I much prefer the way that Martin Feldstein put it earlier this year at a Financial Times Deutschland symposium on “What Remains of Keynes’ Work in Today’s Economics?” In fact, increased government spending in emergencies could provide a temporary boost to output, he wrote, “but in the longer run higher levels of government spending crowd out private investment or require higher taxes that weaken growth by reducing incentives to save, invest, innovate and work.” Keynes’ ideas reflected the unusual conditions of the Great Depression, said Feldstein. “Today’s macroeconomic problems require attention to more fundamental forces of individual incentives and institutional rigidities.”

Okay, so politics ain’t beanbag. It ain’t social science either.

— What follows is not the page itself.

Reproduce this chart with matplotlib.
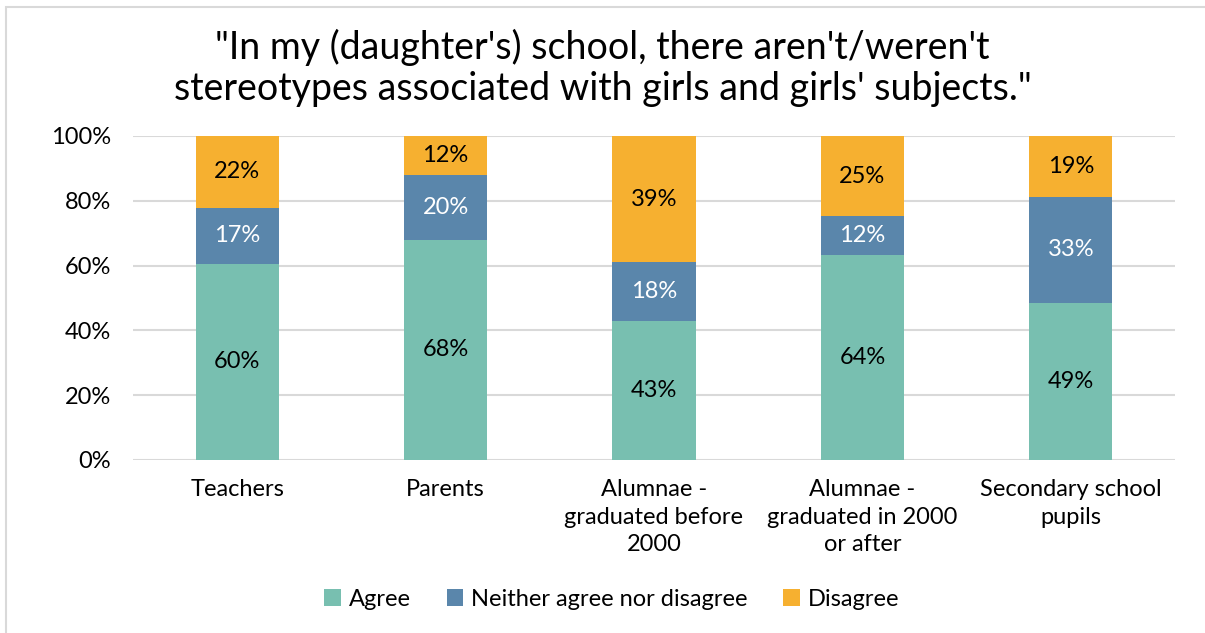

Perhaps The Wall Street Journal was operating within the limits of reasonable discourse in selling tax cuts as a magic elixir of growth. (I still hold against them their fire-in-a-crowded-theater claims that the Soviet Union had employed biological weapons in Laos during the 1970s — “Yellow Rain” — completely unsupported by evidence after all these years.) It may have been damning with faint praise when Milton Friedman himself wrote in his autobiography that “Robert Bartley’s The Seven Fat Years is a far more accurate depiction of the consequences of Reaganomics than the distorted picture that has been churned out by Reagan’s ideological enemies.” But it certainly it is true, as he continues, that “the firmness, persistence and insight that guided [Reagan’s] policy towards the Soviet Union was a major factor in producing the collapse of communism.”

More than 250 years ago, Adam Smith put his laissez-faire economics this way: “Little else is requisite to carry a state to the highest degree of opulence from the lowest barbarism, but peace, easy taxes and a tolerable administration of justice; all the rest being brought about by the natural course of things.” We’ve added certain responsibilities to government since then — stable money (under the heading of justice, perhaps), sound countercyclical budget policy, a commitment to education and fundamental research, and sensible management of intellectual property rights. If only that were that were the recipe of supply-side economics, they could count me in.